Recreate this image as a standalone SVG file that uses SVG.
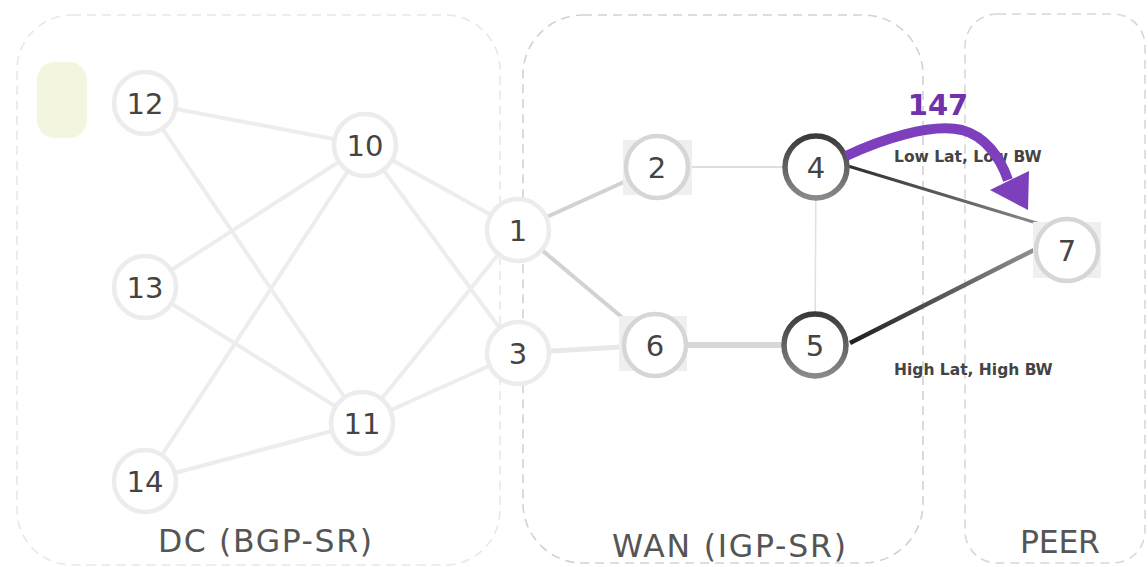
<svg xmlns="http://www.w3.org/2000/svg" width="1148" height="567" viewBox="0 0 1148 567">
  <style>
    .zone { fill: none; stroke-dasharray: 9 6; stroke-width: 1.6; }
    .zlabel { font-family: "DejaVu Sans", Verdana, sans-serif; font-size: 31.5px; fill: #555; text-anchor: middle; }
    .num { font-family: "DejaVu Sans", Verdana, sans-serif; font-size: 29px; fill: #444; text-anchor: middle; dominant-baseline: central; }
    .ring-faint { fill: #fff; stroke: #ececec; stroke-width: 4.5; }
    .ring-mid { fill: #fff; stroke: #d6d6d6; stroke-width: 4.5; }
    .ring-dark { fill: #fff; stroke: url(#darkRing); stroke-width: 5.5; }
    .pad { fill: #efefef; }
    .dc-link { stroke: #ededed; stroke-width: 4; }
    .tag { font-family: "DejaVu Sans", Verdana, sans-serif; font-size: 15.5px; font-weight: bold; fill: #444; }
  </style>
  <defs>
    <linearGradient id="darkRing" x1="0" y1="0" x2="0" y2="1">
      <stop offset="0" stop-color="#3a3a3a"/>
      <stop offset="1" stop-color="#8a8a8a"/>
    </linearGradient>
    <linearGradient id="g47" gradientUnits="userSpaceOnUse" x1="848" y1="166" x2="1040" y2="224">
      <stop offset="0" stop-color="#2e2e2e"/>
      <stop offset="1" stop-color="#8a8a8a"/>
    </linearGradient>
    <linearGradient id="g57" gradientUnits="userSpaceOnUse" x1="850" y1="343" x2="1034" y2="250">
      <stop offset="0" stop-color="#1e1e1e"/>
      <stop offset="1" stop-color="#909090"/>
    </linearGradient>
  </defs>

  <!-- domain outlines -->
  <g id="zones">
    <rect class="zone" x="17" y="15" width="483" height="550" rx="55" stroke="#e8e8e8"/>
    <rect class="zone" x="523" y="15" width="400" height="548" rx="60" stroke="#d2d2d2"/>
    <rect class="zone" x="965" y="14" width="180" height="549" rx="32" stroke="#d8d8d8"/>
    <text class="zlabel" x="265" y="552" textLength="214" lengthAdjust="spacing">DC (BGP-SR)</text>
    <text class="zlabel" x="729" y="557" textLength="234" lengthAdjust="spacing">WAN (IGP-SR)</text>
    <text class="zlabel" x="1060" y="553" textLength="80" lengthAdjust="spacing">PEER</text>
  </g>

  <rect id="marker-box" x="37" y="62" width="50" height="76" rx="18" fill="#f3f5df"/>

  <!-- links -->
  <g id="connectors" fill="none">
    <line class="dc-link" x1="145" y1="103" x2="365" y2="145"/>
    <line class="dc-link" x1="145" y1="103" x2="362" y2="423"/>
    <line class="dc-link" x1="145" y1="287" x2="365" y2="145"/>
    <line class="dc-link" x1="145" y1="287" x2="362" y2="423"/>
    <line class="dc-link" x1="145" y1="481" x2="365" y2="145"/>
    <line class="dc-link" x1="145" y1="481" x2="362" y2="423"/>
    <line class="dc-link" x1="365" y1="145" x2="518" y2="230"/>
    <line class="dc-link" x1="365" y1="145" x2="518" y2="353"/>
    <line class="dc-link" x1="362" y1="423" x2="518" y2="230"/>
    <line class="dc-link" x1="362" y1="423" x2="518" y2="353"/>
    <line x1="518" y1="230" x2="657" y2="167" stroke="#d2d2d2" stroke-width="4"/>
    <line x1="518" y1="230" x2="655" y2="345" stroke="#d2d2d2" stroke-width="4"/>
    <line x1="518" y1="353" x2="655" y2="345" stroke="#e8e8e8" stroke-width="5"/>
    <line x1="657" y1="167" x2="816" y2="167" stroke="#dedede" stroke-width="2"/>
    <line x1="655" y1="345" x2="815" y2="345" stroke="#d8d8d8" stroke-width="6"/>
    <line x1="816" y1="167" x2="815" y2="345" stroke="#e0e0e0" stroke-width="1.5"/>
    <line x1="848" y1="166" x2="1040" y2="224" stroke="url(#g47)" stroke-width="3"/>
    <line x1="850" y1="343" x2="1034" y2="250" stroke="url(#g57)" stroke-width="4.5"/>
  </g>

  <!-- nodes -->
  <g id="n12"><circle class="ring-faint" cx="145" cy="103" r="31"/><text class="num" x="145" y="104">12</text></g>
  <g id="n13"><circle class="ring-faint" cx="145" cy="287" r="31"/><text class="num" x="145" y="288">13</text></g>
  <g id="n14"><circle class="ring-faint" cx="145" cy="481" r="31"/><text class="num" x="145" y="482">14</text></g>
  <g id="n10"><circle class="ring-faint" cx="365" cy="145" r="31"/><text class="num" x="365" y="146">10</text></g>
  <g id="n11"><circle class="ring-faint" cx="362" cy="423" r="31"/><text class="num" x="362" y="424">11</text></g>
  <g id="n1"><circle class="ring-faint" cx="518" cy="230" r="31"/><text class="num" x="518" y="231">1</text></g>
  <g id="n3"><circle class="ring-faint" cx="518" cy="353" r="31"/><text class="num" x="518" y="354">3</text></g>
  <g id="n2"><rect class="pad" x="623" y="140" width="69" height="55"/><circle class="ring-mid" cx="657" cy="167" r="31"/><text class="num" x="657" y="168">2</text></g>
  <g id="n6"><rect class="pad" x="619" y="316" width="68" height="55"/><circle class="ring-mid" cx="655" cy="345" r="31"/><text class="num" x="655" y="346">6</text></g>
  <g id="n4"><circle class="ring-dark" cx="816" cy="167" r="31"/><text class="num" x="816" y="168">4</text></g>
  <g id="n5"><circle class="ring-dark" cx="815" cy="345" r="31"/><text class="num" x="815" y="346">5</text></g>
  <g id="n7"><rect class="pad" x="1033" y="222" width="68" height="56"/><circle class="ring-mid" cx="1067" cy="250" r="31"/><text class="num" x="1067" y="251">7</text></g>

  <!-- path labels -->
  <g id="link-labels">
    <text class="tag" x="894" y="162">Low Lat, Low BW</text>
    <text class="tag" x="894" y="375">High Lat, High BW</text>
  </g>

  <!-- steered path 147 -->
  <g id="path147">
    <path d="M 846 156 C 880 140 930 123 962 130 C 985 136 1000 157 1008 180" fill="none" stroke="#7d3fbc" stroke-width="10"/>
    <polygon points="990,190 1029,171 1028,210" fill="#7d3fbc"/>
    <text x="938" y="115" font-family="DejaVu Sans, Verdana, sans-serif" font-size="29" font-weight="bold" fill="#6f32aa" text-anchor="middle">147</text>
  </g>
</svg>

- What is expected -
Copy out the listing exactly as it stands, but not the pictures.

- Answer below -
Recreate this image as a standalone SVG file that uses SVG.
<svg xmlns="http://www.w3.org/2000/svg" width="1148" height="567" viewBox="0 0 1148 567">
  <style>
    .zone { fill: none; stroke-dasharray: 9 6; stroke-width: 1.6; }
    .zlabel { font-family: "DejaVu Sans", Verdana, sans-serif; font-size: 31.5px; fill: #555; text-anchor: middle; }
    .num { font-family: "DejaVu Sans", Verdana, sans-serif; font-size: 29px; fill: #444; text-anchor: middle; dominant-baseline: central; }
    .ring-faint { fill: #fff; stroke: #ececec; stroke-width: 4.5; }
    .ring-mid { fill: #fff; stroke: #d6d6d6; stroke-width: 4.5; }
    .ring-dark { fill: #fff; stroke: url(#darkRing); stroke-width: 5.5; }
    .pad { fill: #efefef; }
    .dc-link { stroke: #ededed; stroke-width: 4; }
    .tag { font-family: "DejaVu Sans", Verdana, sans-serif; font-size: 15.5px; font-weight: bold; fill: #444; }
  </style>
  <defs>
    <linearGradient id="darkRing" x1="0" y1="0" x2="0" y2="1">
      <stop offset="0" stop-color="#3a3a3a"/>
      <stop offset="1" stop-color="#8a8a8a"/>
    </linearGradient>
    <linearGradient id="g47" gradientUnits="userSpaceOnUse" x1="848" y1="166" x2="1040" y2="224">
      <stop offset="0" stop-color="#2e2e2e"/>
      <stop offset="1" stop-color="#8a8a8a"/>
    </linearGradient>
    <linearGradient id="g57" gradientUnits="userSpaceOnUse" x1="850" y1="343" x2="1034" y2="250">
      <stop offset="0" stop-color="#1e1e1e"/>
      <stop offset="1" stop-color="#909090"/>
    </linearGradient>
  </defs>

  <!-- domain outlines -->
  <g id="zones">
    <rect class="zone" x="17" y="15" width="483" height="550" rx="55" stroke="#e8e8e8"/>
    <rect class="zone" x="523" y="15" width="400" height="548" rx="60" stroke="#d2d2d2"/>
    <rect class="zone" x="965" y="14" width="180" height="549" rx="32" stroke="#d8d8d8"/>
    <text class="zlabel" x="265" y="552" textLength="214" lengthAdjust="spacing">DC (BGP-SR)</text>
    <text class="zlabel" x="729" y="557" textLength="234" lengthAdjust="spacing">WAN (IGP-SR)</text>
    <text class="zlabel" x="1060" y="553" textLength="80" lengthAdjust="spacing">PEER</text>
  </g>

  <rect id="marker-box" x="37" y="62" width="50" height="76" rx="18" fill="#f3f5df"/>

  <!-- links -->
  <g id="connectors" fill="none">
    <line class="dc-link" x1="145" y1="103" x2="365" y2="145"/>
    <line class="dc-link" x1="145" y1="103" x2="362" y2="423"/>
    <line class="dc-link" x1="145" y1="287" x2="365" y2="145"/>
    <line class="dc-link" x1="145" y1="287" x2="362" y2="423"/>
    <line class="dc-link" x1="145" y1="481" x2="365" y2="145"/>
    <line class="dc-link" x1="145" y1="481" x2="362" y2="423"/>
    <line class="dc-link" x1="365" y1="145" x2="518" y2="230"/>
    <line class="dc-link" x1="365" y1="145" x2="518" y2="353"/>
    <line class="dc-link" x1="362" y1="423" x2="518" y2="230"/>
    <line class="dc-link" x1="362" y1="423" x2="518" y2="353"/>
    <line x1="518" y1="230" x2="657" y2="167" stroke="#d2d2d2" stroke-width="4"/>
    <line x1="518" y1="230" x2="655" y2="345" stroke="#d2d2d2" stroke-width="4"/>
    <line x1="518" y1="353" x2="655" y2="345" stroke="#e8e8e8" stroke-width="5"/>
    <line x1="657" y1="167" x2="816" y2="167" stroke="#dedede" stroke-width="2"/>
    <line x1="655" y1="345" x2="815" y2="345" stroke="#d8d8d8" stroke-width="6"/>
    <line x1="816" y1="167" x2="815" y2="345" stroke="#e0e0e0" stroke-width="1.5"/>
    <line x1="848" y1="166" x2="1040" y2="224" stroke="url(#g47)" stroke-width="3"/>
    <line x1="850" y1="343" x2="1034" y2="250" stroke="url(#g57)" stroke-width="4.5"/>
  </g>

  <!-- nodes -->
  <g id="n12"><circle class="ring-faint" cx="145" cy="103" r="31"/><text class="num" x="145" y="104">12</text></g>
  <g id="n13"><circle class="ring-faint" cx="145" cy="287" r="31"/><text class="num" x="145" y="288">13</text></g>
  <g id="n14"><circle class="ring-faint" cx="145" cy="481" r="31"/><text class="num" x="145" y="482">14</text></g>
  <g id="n10"><circle class="ring-faint" cx="365" cy="145" r="31"/><text class="num" x="365" y="146">10</text></g>
  <g id="n11"><circle class="ring-faint" cx="362" cy="423" r="31"/><text class="num" x="362" y="424">11</text></g>
  <g id="n1"><circle class="ring-faint" cx="518" cy="230" r="31"/><text class="num" x="518" y="231">1</text></g>
  <g id="n3"><circle class="ring-faint" cx="518" cy="353" r="31"/><text class="num" x="518" y="354">3</text></g>
  <g id="n2"><rect class="pad" x="623" y="140" width="69" height="55"/><circle class="ring-mid" cx="657" cy="167" r="31"/><text class="num" x="657" y="168">2</text></g>
  <g id="n6"><rect class="pad" x="619" y="316" width="68" height="55"/><circle class="ring-mid" cx="655" cy="345" r="31"/><text class="num" x="655" y="346">6</text></g>
  <g id="n4"><circle class="ring-dark" cx="816" cy="167" r="31"/><text class="num" x="816" y="168">4</text></g>
  <g id="n5"><circle class="ring-dark" cx="815" cy="345" r="31"/><text class="num" x="815" y="346">5</text></g>
  <g id="n7"><rect class="pad" x="1033" y="222" width="68" height="56"/><circle class="ring-mid" cx="1067" cy="250" r="31"/><text class="num" x="1067" y="251">7</text></g>

  <!-- path labels -->
  <g id="link-labels">
    <text class="tag" x="894" y="162">Low Lat, Low BW</text>
    <text class="tag" x="894" y="375">High Lat, High BW</text>
  </g>

  <!-- steered path 147 -->
  <g id="path147">
    <path d="M 846 156 C 880 140 930 123 962 130 C 985 136 1000 157 1008 180" fill="none" stroke="#7d3fbc" stroke-width="10"/>
    <polygon points="990,190 1029,171 1028,210" fill="#7d3fbc"/>
    <text x="938" y="115" font-family="DejaVu Sans, Verdana, sans-serif" font-size="29" font-weight="bold" fill="#6f32aa" text-anchor="middle">147</text>
  </g>
</svg>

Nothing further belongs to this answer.